Créer sans direction n’est pas mauvais en soi. Mais si l’on veut produire, finaliser, diffuser, il faut à un moment ou un autre poser un cadre, formuler une intention, décider de ce qui est nécessaire et de ce qui ne l’est pas.


4. L’isolement décisionnel

Le home studio est un espace intime, certes. Mais il est souvent trop fermé.
Sans regard extérieur, sans échange, sans confrontation, le créateur finit par tourner dans sa propre boucle.

On modifie sans recul.
On doute sans fin.
On publie trop tôt ou jamais.

L’absence de feedback réel est l’un des grands freins à la progression en home studio. Et pourtant, il suffit parfois :

  • d’un retour d’un pair,
  • d’un avis neutre,
  • d’une écoute croisée sur un autre système,
    pour débloquer un projet ou faire émerger une direction claire.

Le studio personnel ne doit pas devenir un bunker.
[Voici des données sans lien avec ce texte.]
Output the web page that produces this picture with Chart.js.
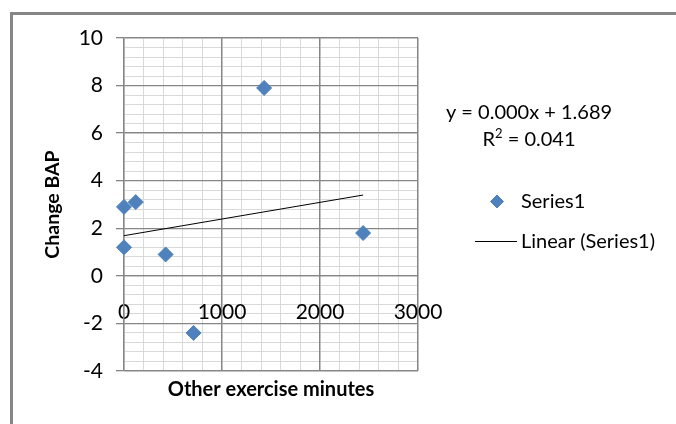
<!DOCTYPE html>
<html>
<head>
<meta charset="utf-8">
<script src="https://cdn.jsdelivr.net/npm/chart.js@4.4.1/dist/chart.umd.min.js"></script>
<style>
  html, body { margin: 0; padding: 0; background: #fff; }
</style>
</head>
<body>
<canvas id="chart" width="676" height="424"></canvas>
<script>
// values
const minutes = [0, 0, 120, 425, 710, 1430, 2440]
const changeBAP = [2.9, 1.2, 3.1, 0.9, -2.4, 7.9, 1.8]
const trendX = [0, 2440]
const trendY = [1.689, 3.398]
const xTicks = [0, 1000, 2000, 3000]
const yTicks = [-4, -2, 0, 2, 4, 6, 8, 10]
const seriesName = "Series1"
const trendName = "Linear (Series1)"
const equation = "y = 0.000x + 1.689"
const rSquared = "0.041"

const FONT = "Lato"
const majorGrid = "#868686"
const minorGrid = "#d9d9d9"
const blue = "#4f81bd"

const xStep = xTicks[1] - xTicks[0]
const yStep = yTicks[1] - yTicks[0]

const points = minutes.map((m, i) => ({ x: m, y: changeBAP[i] }))
const trend = trendX.map((t, i) => ({ x: t, y: trendY[i] }))

const extras = {
    id: "extras",
    beforeDraw(chart) {
        const ctx = chart.ctx
        ctx.save()
        ctx.fillStyle = "#fff"
        ctx.fillRect(0, 0, chart.width, chart.height)
        ctx.strokeStyle = "#868686"
        ctx.lineWidth = 3
        ctx.strokeRect(11.5, 13.5, chart.width + 20, chart.height + 20)
        ctx.restore()
    },
    afterDraw(chart) {
        const ctx = chart.ctx
        ctx.save()
        ctx.fillStyle = "#000"
        ctx.font = "20px " + FONT
        ctx.textBaseline = "middle"
        // trendline label
        ctx.textAlign = "center"
        ctx.fillText(equation, 529, 113)
        // R² line, centred as a whole
        const rest = " = " + rSquared
        ctx.font = "20px " + FONT
        const wR = ctx.measureText("R").width
        const wRest = ctx.measureText(rest).width
        ctx.font = "13px " + FONT
        const w2 = ctx.measureText("2").width
        let x0 = 529 - (wR + w2 + wRest) / 2
        ctx.textAlign = "left"
        ctx.font = "20px " + FONT
        ctx.fillText("R", x0, 140)
        ctx.font = "13px " + FONT
        ctx.fillText("2", x0 + wR, 134)
        ctx.font = "20px " + FONT
        ctx.fillText(rest, x0 + wR + w2, 140)
        // legend
        ctx.fillStyle = blue
        ctx.strokeStyle = blue
        Chart.helpers.drawPoint(ctx, { pointStyle: "rectRot", radius: 6.5, borderWidth: 1 }, 497, 201.5)
        ctx.fillStyle = "#000"
        ctx.fillText(chart.data.datasets[0].label, 521, 201.5)
        ctx.strokeStyle = "#000"
        ctx.lineWidth = 1
        ctx.beginPath()
        ctx.moveTo(475, 241.5)
        ctx.lineTo(517, 241.5)
        ctx.stroke()
        ctx.fillText(chart.data.datasets[1].label, 521, 241.5)
        ctx.restore()
    }
}

new Chart(document.getElementById("chart"), {
    type: "scatter",
    data: {
        datasets: [{
            label: seriesName,
            data: points,
            pointStyle: "rectRot",
            pointRadius: 7.5,
            backgroundColor: blue,
            borderColor: blue,
            borderWidth: 1,
            clip: false
        }, {
            label: trendName,
            data: trend,
            showLine: true,
            borderColor: "#000",
            borderWidth: 1,
            pointRadius: 0
        }]
    },
    options: {
        responsive: false,
        animation: false,
        devicePixelRatio: 1,
        events: [],
        layout: { padding: { left: 0, top: 38, right: 258, bottom: 0 } },
        plugins: { legend: { display: false }, tooltip: { enabled: false } },
        scales: {
            x: {
                type: "linear",
                position: { y: 0 },
                min: xTicks[0],
                max: xTicks[xTicks.length - 1],
                ticks: { stepSize: xStep, maxTicksLimit: xTicks.length, autoSkip: false, padding: 24,
                         color: "#000", font: { family: FONT, size: 21 }, callback: v => String(v) },
                grid: { color: majorGrid, lineWidth: 1.3, drawTicks: false },
                border: { color: majorGrid, width: 1.3 },
                afterFit: s => { s.height = 0 }
            },
            x2: {
                type: "linear",
                axis: "x",
                position: "bottom",
                min: xTicks[0],
                max: xTicks[xTicks.length - 1],
                ticks: { display: false, stepSize: xStep / 5, maxTicksLimit: 16 },
                grid: { color: minorGrid, drawTicks: false, z: -2 },
                border: { display: false },
                title: { display: true, text: "Other exercise minutes", color: "#000",
                         font: { family: FONT, size: 20, weight: "bold" }, padding: { top: 0, bottom: 22 } },
                afterFit: s => { s.height = 53 }
            },
            y: {
                type: "linear",
                position: "left",
                min: yTicks[0],
                max: yTicks[yTicks.length - 1],
                ticks: { stepSize: yStep, autoSkip: false, padding: 13,
                         color: "#000", font: { family: FONT, size: 21 } },
                grid: { color: majorGrid, lineWidth: 1.3, tickLength: 8 },
                border: { color: majorGrid, width: 1.3 },
                title: { display: true, text: "Change BAP", color: "#000",
                         font: { family: FONT, size: 19.5, weight: "bold" }, padding: { top: 41, bottom: 0 } },
                afterFit: s => { s.width = 124 }
            },
            y2: {
                type: "linear",
                axis: "y",
                position: "left",
                min: yTicks[0],
                max: yTicks[yTicks.length - 1],
                ticks: { display: false, stepSize: yStep / 5, maxTicksLimit: 36 },
                grid: { color: minorGrid, drawTicks: false, z: -2 },
                border: { display: false },
                afterFit: s => { s.width = 0 }
            }
        }
    },
    plugins: [extras]
})
</script>
</body>
</html>
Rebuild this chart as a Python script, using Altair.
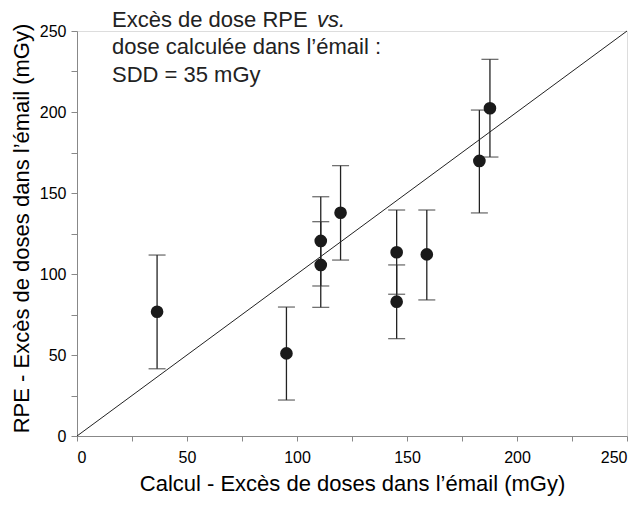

Il doit rester une plateforme d’interaction.


5. Le perfectionnisme stérile

Autre grand poison du home studio : la quête infinie du “mieux”.
Un mix jamais terminé.
Un son jamais assez défini.
Une voix qu’on reprend pour la neuvième fois, “au cas où”.

Mais à force de chercher la perfection technique, on finit souvent par :

  • perdre l’élan initial,
  • aplatir l’énergie,
  • détruire l’organique.

Le home studio donne l’illusion que tout est toujours modifiable. Et c’est vrai.
Mais cette puissance devient un piège si l’on ne sait pas dire “stop”.
L’intention première doit guider la fin.
Pas l’outil.


En résumé : changer de paradigme

Le vrai défi du home studio n’est pas de posséder les meilleurs outils, mais de cultiver les meilleures conditions de création.

Cela passe par :

  • une clarté dans l’intention,
  • une qualité d’écoute réelle,
  • une gestion du temps et de l’espace,
  • un rapport sain aux outils,
  • et surtout, une capacité à décider, à finir, à diffuser.

Le home studio est une chance historique.
Mais il doit être pensé comme un espace d’exigence créative, pas comme une caverne à gadgets.